» EXERCISE PROMPT: Please give back word for word the lines below, from the first one through the one with "const DASH_DOT = [6, 3, 1.5, 3];".

» GIVEN INFORMATION:
============================================================

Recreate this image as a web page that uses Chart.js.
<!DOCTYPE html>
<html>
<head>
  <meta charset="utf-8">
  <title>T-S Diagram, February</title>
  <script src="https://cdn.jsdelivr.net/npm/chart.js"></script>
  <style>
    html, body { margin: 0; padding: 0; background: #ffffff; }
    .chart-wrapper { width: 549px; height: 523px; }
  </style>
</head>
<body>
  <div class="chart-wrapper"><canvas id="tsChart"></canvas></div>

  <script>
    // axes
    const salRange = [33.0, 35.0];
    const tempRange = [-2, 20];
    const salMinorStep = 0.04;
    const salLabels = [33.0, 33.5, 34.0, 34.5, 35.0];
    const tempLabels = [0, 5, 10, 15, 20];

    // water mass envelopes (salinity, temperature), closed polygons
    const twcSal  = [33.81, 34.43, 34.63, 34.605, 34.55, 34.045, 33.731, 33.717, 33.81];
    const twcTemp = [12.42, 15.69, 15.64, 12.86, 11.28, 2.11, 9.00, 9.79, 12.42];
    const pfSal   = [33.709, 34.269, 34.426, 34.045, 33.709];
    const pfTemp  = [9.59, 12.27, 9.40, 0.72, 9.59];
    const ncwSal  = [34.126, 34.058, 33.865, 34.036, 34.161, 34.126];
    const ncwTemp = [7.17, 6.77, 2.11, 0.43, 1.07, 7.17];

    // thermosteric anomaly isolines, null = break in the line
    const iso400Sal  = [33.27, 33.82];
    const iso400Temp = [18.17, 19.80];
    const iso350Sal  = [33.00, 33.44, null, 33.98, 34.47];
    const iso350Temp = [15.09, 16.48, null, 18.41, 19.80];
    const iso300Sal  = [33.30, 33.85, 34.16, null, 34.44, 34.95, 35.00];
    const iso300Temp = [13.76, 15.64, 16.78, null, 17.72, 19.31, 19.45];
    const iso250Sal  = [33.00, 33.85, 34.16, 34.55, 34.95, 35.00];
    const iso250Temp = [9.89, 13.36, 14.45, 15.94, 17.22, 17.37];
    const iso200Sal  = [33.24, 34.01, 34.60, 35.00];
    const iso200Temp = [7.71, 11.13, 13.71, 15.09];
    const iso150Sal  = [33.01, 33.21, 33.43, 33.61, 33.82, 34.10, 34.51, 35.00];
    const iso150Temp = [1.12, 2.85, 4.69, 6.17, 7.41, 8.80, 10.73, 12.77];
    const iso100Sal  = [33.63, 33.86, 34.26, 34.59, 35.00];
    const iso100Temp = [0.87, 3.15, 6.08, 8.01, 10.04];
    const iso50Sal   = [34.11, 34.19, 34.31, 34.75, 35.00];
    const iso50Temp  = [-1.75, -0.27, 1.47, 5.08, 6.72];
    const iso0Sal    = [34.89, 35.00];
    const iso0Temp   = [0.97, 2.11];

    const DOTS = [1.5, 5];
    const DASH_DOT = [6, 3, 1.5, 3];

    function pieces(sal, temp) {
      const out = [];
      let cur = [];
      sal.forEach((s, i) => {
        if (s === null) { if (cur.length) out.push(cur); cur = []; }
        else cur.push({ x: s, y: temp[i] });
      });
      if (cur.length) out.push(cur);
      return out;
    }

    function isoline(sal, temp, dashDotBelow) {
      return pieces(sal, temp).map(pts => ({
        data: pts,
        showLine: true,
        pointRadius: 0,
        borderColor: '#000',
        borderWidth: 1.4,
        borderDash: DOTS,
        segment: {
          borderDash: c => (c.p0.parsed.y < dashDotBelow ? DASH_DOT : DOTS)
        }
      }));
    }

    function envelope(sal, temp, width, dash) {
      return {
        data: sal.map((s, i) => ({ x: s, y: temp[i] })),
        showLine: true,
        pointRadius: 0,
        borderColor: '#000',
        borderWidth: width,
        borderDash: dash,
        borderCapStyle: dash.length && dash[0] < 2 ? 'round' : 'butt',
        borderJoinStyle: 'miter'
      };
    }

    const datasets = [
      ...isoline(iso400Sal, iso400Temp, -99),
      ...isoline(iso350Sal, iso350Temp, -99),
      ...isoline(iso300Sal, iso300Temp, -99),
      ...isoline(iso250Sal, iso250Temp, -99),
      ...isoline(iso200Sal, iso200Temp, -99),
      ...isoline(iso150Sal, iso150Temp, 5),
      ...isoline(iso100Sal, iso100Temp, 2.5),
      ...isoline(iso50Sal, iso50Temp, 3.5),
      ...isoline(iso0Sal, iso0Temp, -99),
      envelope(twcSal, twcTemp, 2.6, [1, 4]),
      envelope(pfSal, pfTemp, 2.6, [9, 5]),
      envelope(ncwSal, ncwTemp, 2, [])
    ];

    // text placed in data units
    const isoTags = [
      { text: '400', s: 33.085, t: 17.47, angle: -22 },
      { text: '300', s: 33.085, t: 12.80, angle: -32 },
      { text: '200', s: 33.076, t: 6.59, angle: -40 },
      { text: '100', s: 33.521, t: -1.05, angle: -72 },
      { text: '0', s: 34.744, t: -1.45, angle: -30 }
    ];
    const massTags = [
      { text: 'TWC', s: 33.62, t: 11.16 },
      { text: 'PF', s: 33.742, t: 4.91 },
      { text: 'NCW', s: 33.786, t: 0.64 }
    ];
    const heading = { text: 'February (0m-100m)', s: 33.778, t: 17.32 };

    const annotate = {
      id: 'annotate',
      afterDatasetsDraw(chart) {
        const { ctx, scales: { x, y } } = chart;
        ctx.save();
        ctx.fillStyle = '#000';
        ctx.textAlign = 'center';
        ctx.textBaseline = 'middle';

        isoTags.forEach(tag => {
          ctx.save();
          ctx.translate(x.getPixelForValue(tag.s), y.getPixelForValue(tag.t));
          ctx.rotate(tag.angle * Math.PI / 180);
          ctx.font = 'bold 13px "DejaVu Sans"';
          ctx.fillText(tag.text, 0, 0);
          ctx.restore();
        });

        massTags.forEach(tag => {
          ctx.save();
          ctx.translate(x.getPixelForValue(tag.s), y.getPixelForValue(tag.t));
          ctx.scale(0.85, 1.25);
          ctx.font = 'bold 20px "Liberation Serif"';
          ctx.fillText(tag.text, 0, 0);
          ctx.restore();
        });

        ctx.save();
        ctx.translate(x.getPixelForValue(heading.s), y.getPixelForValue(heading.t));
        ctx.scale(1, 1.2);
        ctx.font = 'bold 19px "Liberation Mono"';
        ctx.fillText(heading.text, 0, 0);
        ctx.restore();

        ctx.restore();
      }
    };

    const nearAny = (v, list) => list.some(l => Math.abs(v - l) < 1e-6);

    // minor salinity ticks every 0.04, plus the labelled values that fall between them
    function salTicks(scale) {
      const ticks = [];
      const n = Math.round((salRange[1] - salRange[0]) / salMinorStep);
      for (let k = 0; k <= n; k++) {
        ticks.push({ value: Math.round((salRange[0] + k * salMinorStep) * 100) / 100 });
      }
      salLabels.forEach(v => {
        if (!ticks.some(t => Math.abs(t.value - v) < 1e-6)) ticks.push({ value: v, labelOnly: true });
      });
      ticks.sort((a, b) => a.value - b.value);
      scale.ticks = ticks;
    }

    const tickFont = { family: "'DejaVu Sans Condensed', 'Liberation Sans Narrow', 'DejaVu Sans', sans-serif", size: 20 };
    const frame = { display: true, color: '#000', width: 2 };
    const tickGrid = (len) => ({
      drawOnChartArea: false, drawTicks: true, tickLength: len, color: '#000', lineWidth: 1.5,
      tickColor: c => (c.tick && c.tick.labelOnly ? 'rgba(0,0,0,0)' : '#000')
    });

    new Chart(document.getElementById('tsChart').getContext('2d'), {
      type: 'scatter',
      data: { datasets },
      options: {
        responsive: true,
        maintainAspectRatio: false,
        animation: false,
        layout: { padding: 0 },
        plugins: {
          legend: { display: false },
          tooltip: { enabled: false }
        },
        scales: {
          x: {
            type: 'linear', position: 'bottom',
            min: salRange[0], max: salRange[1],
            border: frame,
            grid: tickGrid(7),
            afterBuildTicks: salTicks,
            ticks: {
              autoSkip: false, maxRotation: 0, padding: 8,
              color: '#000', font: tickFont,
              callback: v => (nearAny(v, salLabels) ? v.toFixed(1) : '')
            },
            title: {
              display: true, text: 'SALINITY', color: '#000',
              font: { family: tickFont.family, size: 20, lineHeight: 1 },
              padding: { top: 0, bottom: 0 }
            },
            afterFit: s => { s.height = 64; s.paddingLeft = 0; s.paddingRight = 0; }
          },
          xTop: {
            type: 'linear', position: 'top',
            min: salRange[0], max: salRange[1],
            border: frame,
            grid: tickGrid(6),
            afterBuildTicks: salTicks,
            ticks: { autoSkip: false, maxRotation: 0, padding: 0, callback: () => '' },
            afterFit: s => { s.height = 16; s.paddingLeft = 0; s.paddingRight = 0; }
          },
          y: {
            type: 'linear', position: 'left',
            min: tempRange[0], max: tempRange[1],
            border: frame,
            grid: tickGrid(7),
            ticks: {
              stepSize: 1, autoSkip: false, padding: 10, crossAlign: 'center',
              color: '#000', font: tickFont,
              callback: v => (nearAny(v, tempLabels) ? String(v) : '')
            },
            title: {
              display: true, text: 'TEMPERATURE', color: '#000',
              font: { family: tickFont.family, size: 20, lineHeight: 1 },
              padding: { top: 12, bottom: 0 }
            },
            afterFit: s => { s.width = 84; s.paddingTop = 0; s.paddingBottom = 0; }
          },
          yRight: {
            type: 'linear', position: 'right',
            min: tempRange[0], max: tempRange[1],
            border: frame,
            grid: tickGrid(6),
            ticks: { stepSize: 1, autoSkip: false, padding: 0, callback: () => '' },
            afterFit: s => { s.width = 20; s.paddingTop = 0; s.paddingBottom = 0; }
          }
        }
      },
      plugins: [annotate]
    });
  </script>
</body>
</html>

============================================================

» TASK OUTPUT:
Recreate this image as a web page that uses Chart.js.
<!DOCTYPE html>
<html>
<head>
  <meta charset="utf-8">
  <title>T-S Diagram, February</title>
  <script src="https://cdn.jsdelivr.net/npm/chart.js"></script>
  <style>
    html, body { margin: 0; padding: 0; background: #ffffff; }
    .chart-wrapper { width: 549px; height: 523px; }
  </style>
</head>
<body>
  <div class="chart-wrapper"><canvas id="tsChart"></canvas></div>

  <script>
    // axes
    const salRange = [33.0, 35.0];
    const tempRange = [-2, 20];
    const salMinorStep = 0.04;
    const salLabels = [33.0, 33.5, 34.0, 34.5, 35.0];
    const tempLabels = [0, 5, 10, 15, 20];

    // water mass envelopes (salinity, temperature), closed polygons
    const twcSal  = [33.81, 34.43, 34.63, 34.605, 34.55, 34.045, 33.731, 33.717, 33.81];
    const twcTemp = [12.42, 15.69, 15.64, 12.86, 11.28, 2.11, 9.00, 9.79, 12.42];
    const pfSal   = [33.709, 34.269, 34.426, 34.045, 33.709];
    const pfTemp  = [9.59, 12.27, 9.40, 0.72, 9.59];
    const ncwSal  = [34.126, 34.058, 33.865, 34.036, 34.161, 34.126];
    const ncwTemp = [7.17, 6.77, 2.11, 0.43, 1.07, 7.17];

    // thermosteric anomaly isolines, null = break in the line
    const iso400Sal  = [33.27, 33.82];
    const iso400Temp = [18.17, 19.80];
    const iso350Sal  = [33.00, 33.44, null, 33.98, 34.47];
    const iso350Temp = [15.09, 16.48, null, 18.41, 19.80];
    const iso300Sal  = [33.30, 33.85, 34.16, null, 34.44, 34.95, 35.00];
    const iso300Temp = [13.76, 15.64, 16.78, null, 17.72, 19.31, 19.45];
    const iso250Sal  = [33.00, 33.85, 34.16, 34.55, 34.95, 35.00];
    const iso250Temp = [9.89, 13.36, 14.45, 15.94, 17.22, 17.37];
    const iso200Sal  = [33.24, 34.01, 34.60, 35.00];
    const iso200Temp = [7.71, 11.13, 13.71, 15.09];
    const iso150Sal  = [33.01, 33.21, 33.43, 33.61, 33.82, 34.10, 34.51, 35.00];
    const iso150Temp = [1.12, 2.85, 4.69, 6.17, 7.41, 8.80, 10.73, 12.77];
    const iso100Sal  = [33.63, 33.86, 34.26, 34.59, 35.00];
    const iso100Temp = [0.87, 3.15, 6.08, 8.01, 10.04];
    const iso50Sal   = [34.11, 34.19, 34.31, 34.75, 35.00];
    const iso50Temp  = [-1.75, -0.27, 1.47, 5.08, 6.72];
    const iso0Sal    = [34.89, 35.00];
    const iso0Temp   = [0.97, 2.11];

    const DOTS = [1.5, 5];
    const DASH_DOT = [6, 3, 1.5, 3];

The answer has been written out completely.